#### DIRECTION
Can you output the material exactly as written, minus any pictures it holds?

____________________

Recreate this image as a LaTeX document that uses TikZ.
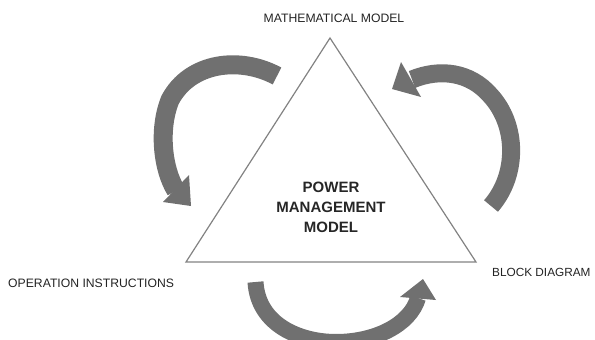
\documentclass[tikz,border=0pt]{standalone}
\usepackage{fontspec}
\setmainfont{Liberation Sans}
\definecolor{arrowgray}{RGB}{112,112,112}
\definecolor{linegray}{RGB}{130,130,130}
\definecolor{textgray}{RGB}{35,35,35}
\begin{document}
\begin{tikzpicture}[x=1pt,y=-1pt,
  label/.style={inner sep=0pt,text=textgray,font=\fontsize{12.2}{14}\selectfont},
  center/.style={inner sep=0pt,text=black!85,align=center,font=\fontsize{15}{20}\selectfont\bfseries},
  shaft/.style={draw=arrowgray,line cap=butt},
  arrowhead/.style={fill=arrowgray,draw=none}]
\useasboundingbox (0,0) rectangle (595,340);
\clip (0,0) rectangle (595,340);
% triangle
\coordinate (apex) at (330,38);
\coordinate (bl) at (186,262);
\coordinate (br) at (476,262);
\draw[linegray,line width=1.2pt,line join=miter] (apex) -- (bl) -- (br) -- cycle;
% labels
\node[label] (math) at (334,18) {MATHEMATICAL MODEL};
\node[label,anchor=west] (oper) at (8,283) {OPERATION INSTRUCTIONS};
\node[label,anchor=west,font=\fontsize{11.8}{14}\selectfont] (block) at (492,272) {BLOCK DIAGRAM};
\node[center] (pmm) at (331,207) {POWER\\MANAGEMENT\\MODEL};
% left arrow
\draw[shaft,line width=19pt] (277,76) .. controls (240,56) and (190,62) .. (170,100)
  .. controls (158,130) and (163,170) .. (176,190.5);
\fill[arrowhead] (189,175) -- (163,202) -- (191,206) -- cycle;
% right arrow
\draw[shaft,line width=18pt] (491,206) .. controls (518,175) and (518,125) .. (490,95)
  .. controls (470,72) and (440,68) .. (412,79.5);
\fill[arrowhead] (401,62) -- (421,97) -- (392,89) -- cycle;
% bottom arrow
\draw[shaft,line width=16pt] (255.5,282) .. controls (258,325) and (300,342) .. (336,342)
  .. controls (375,342) and (410,325) .. (418,298);
\fill[arrowhead] (400,297) -- (436,300) -- (423,279) -- cycle;
\end{tikzpicture}
\end{document}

____________________

#### WRITTEN ANSWER
Recreate this image as a LaTeX document that uses TikZ.
\documentclass[tikz,border=0pt]{standalone}
\usepackage{fontspec}
\setmainfont{Liberation Sans}
\definecolor{arrowgray}{RGB}{112,112,112}
\definecolor{linegray}{RGB}{130,130,130}
\definecolor{textgray}{RGB}{35,35,35}
\begin{document}
\begin{tikzpicture}[x=1pt,y=-1pt,
  label/.style={inner sep=0pt,text=textgray,font=\fontsize{12.2}{14}\selectfont},
  center/.style={inner sep=0pt,text=black!85,align=center,font=\fontsize{15}{20}\selectfont\bfseries},
  shaft/.style={draw=arrowgray,line cap=butt},
  arrowhead/.style={fill=arrowgray,draw=none}]
\useasboundingbox (0,0) rectangle (595,340);
\clip (0,0) rectangle (595,340);
% triangle
\coordinate (apex) at (330,38);
\coordinate (bl) at (186,262);
\coordinate (br) at (476,262);
\draw[linegray,line width=1.2pt,line join=miter] (apex) -- (bl) -- (br) -- cycle;
% labels
\node[label] (math) at (334,18) {MATHEMATICAL MODEL};
\node[label,anchor=west] (oper) at (8,283) {OPERATION INSTRUCTIONS};
\node[label,anchor=west,font=\fontsize{11.8}{14}\selectfont] (block) at (492,272) {BLOCK DIAGRAM};
\node[center] (pmm) at (331,207) {POWER\\MANAGEMENT\\MODEL};
% left arrow
\draw[shaft,line width=19pt] (277,76) .. controls (240,56) and (190,62) .. (170,100)
  .. controls (158,130) and (163,170) .. (176,190.5);
\fill[arrowhead] (189,175) -- (163,202) -- (191,206) -- cycle;
% right arrow
\draw[shaft,line width=18pt] (491,206) .. controls (518,175) and (518,125) .. (490,95)
  .. controls (470,72) and (440,68) .. (412,79.5);
\fill[arrowhead] (401,62) -- (421,97) -- (392,89) -- cycle;
% bottom arrow
\draw[shaft,line width=16pt] (255.5,282) .. controls (258,325) and (300,342) .. (336,342)
  .. controls (375,342) and (410,325) .. (418,298);
\fill[arrowhead] (400,297) -- (436,300) -- (423,279) -- cycle;
\end{tikzpicture}
\end{document}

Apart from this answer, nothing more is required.